Q: Where does graduate garb come from?

A: The academic costume or robes worn at many American colleges and high schools today go back to the Middle Ages. The oldest universities of northern Europe, such as Paris and Oxford, grew out of church schools; and both faculty and students in the Middle Ages were regarded as part of the clergy. As such, the students wore clerical garb that was similar to the monastic dress of their day, both on a daily basis and on special occasions.
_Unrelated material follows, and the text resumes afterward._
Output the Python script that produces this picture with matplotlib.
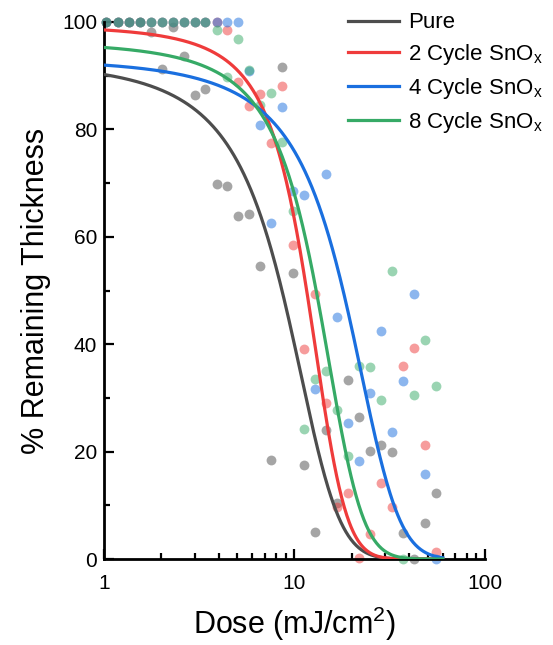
import numpy as np
import matplotlib.pyplot as plt
from matplotlib.ticker import LogLocator, MultipleLocator, NullFormatter, FixedLocator

plt.rcParams['font.family'] = ['Liberation Sans', 'DejaVu Sans']
plt.rcParams['mathtext.default'] = 'regular'

# dose values (mJ/cm^2)
dose = [1.03, 1.18, 1.35, 1.54, 1.76, 2.01, 2.29, 2.62, 2.99, 3.41,
        3.90, 4.45, 5.08, 5.80, 6.62, 7.56, 8.63, 9.86, 11.26, 12.86,
        14.68, 16.77, 19.15, 21.87, 24.97, 28.52, 32.56, 37.19, 42.46, 48.49,
        55.37]

# % remaining thickness per sample
pure = [100, 100, 100, 100, 98.2, 91.2, 99.1, 93.7, 86.4, 87.5,
        69.8, 69.5, 63.9, 64.2, 54.6, 18.5, 91.7, 53.3, 17.5, 5.0,
        24.1, 10.4, 33.3, 26.4, 20.2, 21.2, 20.0, 4.8, 0.0, 6.8,
        12.3]
cycle2 = [100, 100, 100, 100, 100, 100, 100, 100, 100, 100,
          100, 98.6, 88.9, 84.4, 86.6, 77.5, 88.1, 58.5, 39.1, 49.3,
          29.1, 9.6, 12.3, 0.1, 4.6, 14.2, 9.6, 36.0, 39.3, 21.2,
          1.3]
cycle4 = [100, 100, 100, 100, 100, 100, 100, 100, 100, 100,
          100, 100, 100, 90.9, 80.8, 62.6, 84.1, 68.6, 67.8, 31.6,
          71.7, 45.0, 25.3, 18.2, 31.0, 42.5, 23.6, 33.1, 49.3, 15.9,
          0.0]
cycle8 = [100, 100, 100, 100, 100, 100, 100, 100, 100, 100,
          98.6, 89.8, 96.8, 91.0, 84.5, 86.7, 77.7, 64.8, 24.3, 33.5,
          35.1, 27.7, 19.2, 35.9, 35.8, 29.7, 53.6, 0.0, 30.5, 40.8,
          32.2]

labels = ['Pure', '2 Cycle SnO$_x$', '4 Cycle SnO$_x$', '8 Cycle SnO$_x$']
colors = ['#4d4d4d', '#ef3b3b', '#1a6fdf', '#36aa66']

# sigmoidal (Boltzmann) fit parameters
fit_top = [100, 101.5, 100, 100]
fit_x0 = [8.6, 11.5, 18.0, 13.0]
fit_dx = [3.42, 3.0, 6.97, 4.0]


def boltzmann(x, top, x0, dx):
    return top / (1 + np.exp((x - x0) / dx))


fig = plt.figure(figsize=(5.53, 6.45), dpi=100)
ax = fig.add_axes([0.188, 0.1333, 0.689, 0.8326])

series = [pure, cycle2, cycle4, cycle8]
for ys, c in zip(series, colors):
    ax.scatter(dose, ys, s=50, color=c, alpha=0.5, linewidths=0,
               clip_on=False, zorder=2)

xfit = np.logspace(0, np.log10(60), 400)
for i, c in enumerate(colors):
    ax.plot(xfit, boltzmann(xfit, fit_top[i], fit_x0[i], fit_dx[i]),
            color=c, lw=2.3, label=labels[i], zorder=3)

ax.set_xscale('log')
ax.set_xlim(1, 100)
ax.set_ylim(0, 100)

for side in ['top', 'right']:
    ax.spines[side].set_visible(False)
for side in ['left', 'bottom']:
    ax.spines[side].set_linewidth(2.0)

ax.xaxis.set_major_locator(FixedLocator([1, 10, 100]))
ax.set_xticklabels(['1', '10', '100'])
ax.xaxis.set_minor_locator(LogLocator(base=10, subs=np.arange(2, 10)))
ax.xaxis.set_minor_formatter(NullFormatter())
ax.yaxis.set_major_locator(MultipleLocator(20))
ax.yaxis.set_minor_locator(MultipleLocator(10))

ax.tick_params(which='both', direction='in', width=1.6, labelsize=15)
ax.tick_params(which='major', length=7)
ax.tick_params(which='minor', length=4)
ax.tick_params(axis='x', pad=11)
ax.tick_params(axis='y', pad=5)

ax.set_xlabel('Dose (mJ/cm$^2$)', fontsize=22, labelpad=8)
ax.set_ylabel('% Remaining Thickness', fontsize=22, labelpad=8)

ax.legend(loc='upper left', bbox_to_anchor=(0.64, 1.018), frameon=False,
          fontsize=16, handlelength=2.3, handletextpad=0.4,
          borderpad=0, borderaxespad=0, labelspacing=0.4)

fig.savefig('out.png', dpi=100)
The head covering of graduation robes developed out of the skullcap worn by the clergy in cold weather to protect their tonsured (shaved) heads. In the universities, this skullcap acquired a point on top, which gradually evolved into a tassel. Today, the familiar mortarboard has replaced the bonnet, but it still, however, retains the medieval tassel.

In the Middle Ages, undergraduates, bachelors and masters could be distinguished by the simplicity or elaborateness of their gowns and this survives today in the ornamentation found on doctoral gowns.
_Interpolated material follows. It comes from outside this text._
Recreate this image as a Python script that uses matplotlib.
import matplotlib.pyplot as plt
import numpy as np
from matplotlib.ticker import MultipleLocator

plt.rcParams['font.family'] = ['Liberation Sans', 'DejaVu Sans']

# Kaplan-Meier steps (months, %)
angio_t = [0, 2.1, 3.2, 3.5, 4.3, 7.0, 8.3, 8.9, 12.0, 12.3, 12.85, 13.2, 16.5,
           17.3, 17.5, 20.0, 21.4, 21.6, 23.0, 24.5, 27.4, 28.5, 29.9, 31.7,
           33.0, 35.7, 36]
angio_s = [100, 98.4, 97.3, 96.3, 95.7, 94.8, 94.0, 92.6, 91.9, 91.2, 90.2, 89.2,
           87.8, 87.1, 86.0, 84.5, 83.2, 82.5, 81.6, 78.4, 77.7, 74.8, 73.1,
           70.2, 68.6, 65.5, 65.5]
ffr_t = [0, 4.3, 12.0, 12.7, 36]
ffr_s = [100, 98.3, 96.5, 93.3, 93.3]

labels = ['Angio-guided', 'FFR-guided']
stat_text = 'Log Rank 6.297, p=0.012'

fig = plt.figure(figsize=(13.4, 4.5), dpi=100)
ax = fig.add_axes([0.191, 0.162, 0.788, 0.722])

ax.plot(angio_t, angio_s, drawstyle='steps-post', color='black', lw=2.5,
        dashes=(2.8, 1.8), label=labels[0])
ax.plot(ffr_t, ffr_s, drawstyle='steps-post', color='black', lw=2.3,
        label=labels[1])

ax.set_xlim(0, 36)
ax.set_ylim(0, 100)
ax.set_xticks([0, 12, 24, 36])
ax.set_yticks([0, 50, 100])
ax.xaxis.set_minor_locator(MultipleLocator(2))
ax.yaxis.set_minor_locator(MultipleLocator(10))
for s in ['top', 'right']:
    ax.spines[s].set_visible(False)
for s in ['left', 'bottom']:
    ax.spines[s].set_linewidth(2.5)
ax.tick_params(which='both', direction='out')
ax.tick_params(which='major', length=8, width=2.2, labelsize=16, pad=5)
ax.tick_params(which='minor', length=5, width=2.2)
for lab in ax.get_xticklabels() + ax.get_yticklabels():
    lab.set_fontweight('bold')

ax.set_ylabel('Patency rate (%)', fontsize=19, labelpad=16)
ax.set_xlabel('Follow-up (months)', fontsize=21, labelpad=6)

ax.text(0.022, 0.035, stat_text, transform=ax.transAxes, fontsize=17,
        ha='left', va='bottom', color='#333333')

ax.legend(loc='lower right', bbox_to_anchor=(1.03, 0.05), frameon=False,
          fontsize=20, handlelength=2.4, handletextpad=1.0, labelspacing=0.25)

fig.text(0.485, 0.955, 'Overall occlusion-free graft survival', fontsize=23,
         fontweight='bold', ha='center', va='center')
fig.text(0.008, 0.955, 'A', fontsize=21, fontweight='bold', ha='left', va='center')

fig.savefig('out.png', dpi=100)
The wide velvet borders extending down the front of the doctoral gown and the velvet bars on the sleeves are usually black, or may match the border of the hoods, which are colored according to the scholarly field of the wearer (i.e., philosophy, dark blue; law, purple).

Q: Why do bees and wasps sting?

A: Protection is the main reason bees and wasps sting. Mice and other bees often raid beehives and steal honey. The bee uses its stinger to kill these raiders. One bee’s venom can poison a mouse many times its size.

Wasps, too, use their stings to attack enemies, but one kind of wasp actually uses its stinger to provide food for its young. The female wasp will inject her stinging fluid into a caterpillar to paralyze it. She then lays eggs in the helpless creature. The baby wasps will hatch and feed on the caterpillar until they are big enough to go off on their own.

Q: Do you know how or when the game of horseshoes started?

A: For nearly 300 years, horseshoe pitching has been one of our most popular backyard games. Up until the early 1900s, all you ever needed to play were four shoes (which you could buy or borrow from any barn or blacksmith shop), two iron stakes and a willing opponent. Today, you can buy the whole setup from many retail stores.

Daniel Webster was a famous horseshoe pitcher, as was Abraham Lincoln, while George Washington excelled at quoits.

The origin of horseshoe pitching is somewhat obscure, but the game began in Rome as quoits, with flattened iron rings, which were tossed at two stakes projecting 1 inch from the ground and located 18 feet apart. Quoits was very popular in 17th-century England, and in this country during Colonial times. In time, horseshoe pitching became the more popular of the two games.